III. Et remarque que, parmi les jours, les uns sont sidéraux, siderales (qui concernent les astres), et ce sont ceux dans lesquels les astres font leur révolution, marchent, moventur, et qui empêchent les hommes de naviguer ; les autres concernent les combats ou sont favorables pour la guerre, prœliales, dont il est question dans le livre des Rois ; et ce sont ceux dans lesquels les rois ont coutume d’aller à la guerre ; les autres intercalares, intercalaires, ajoutés ; ce sont ceux que nous savons se trouver en surplus des douze mois ; les autres caniculaires, les autres solstitiaux, les autres équinoxiaux ; et nous en avons déjà parlé ; les uns fastes, fausti, où la faveur souffle, les jours favorables ; les autres néfastes, qui leur sont tout contraires ; les autres sont les jours de fête, festivi, comme les jours des azymes, ouvrables, comme si l’on disait procul a festis, loin des fêtes, comme si l’on disait feriales, fériaux. D’autres sont appelés jours mauvais, parce que les hommes éprouvent plus de maux et d’affliction qu’à l’ordinaire dans ces jours ; c’est de là que l’Apôtre dit : « Rachetons le temps, parce que les jours sont mauvais. » Les bons jours sont tout le contraire. D’autres sont égyptiens ; nous en avons parlé plus haut. Il y a aussi le jour du salut ; c’est celui dans lequel le Seigneur est venu pour nous sauver. Il y a encore le jour du jugement, dans lequel le Seigneur viendra pour juger les hommes. Pour les bons ce sera un jour d’allégresse, et pour les méchants un jour de calamité et de misère.
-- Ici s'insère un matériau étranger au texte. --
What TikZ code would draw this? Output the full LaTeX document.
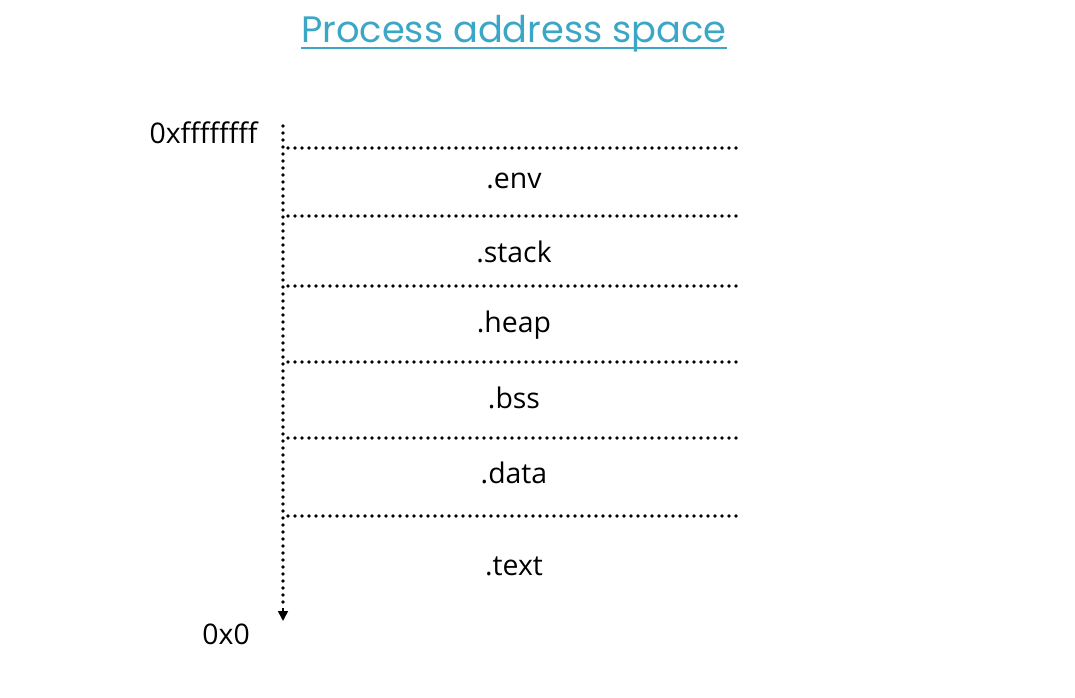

IV. Le moment est un temps fort court et très-petit, ainsi nommé du mouvement des astres ; c’est la dernière ou une des dernières fractions de l’heure, divisée en courts intervalles ; ce qui a lieu quand un instant vient après un autre et lui succède. Selon saint Isidore, ôra est un mot grec, et cependant a le même son en latin (ou est aussi un mot latin) ; et c’est une division du temps (ou un terme qui exprime le temps), finis temporis. On a dit, dans le commencement de cette partie, combien le jour naturel renferme d’heures.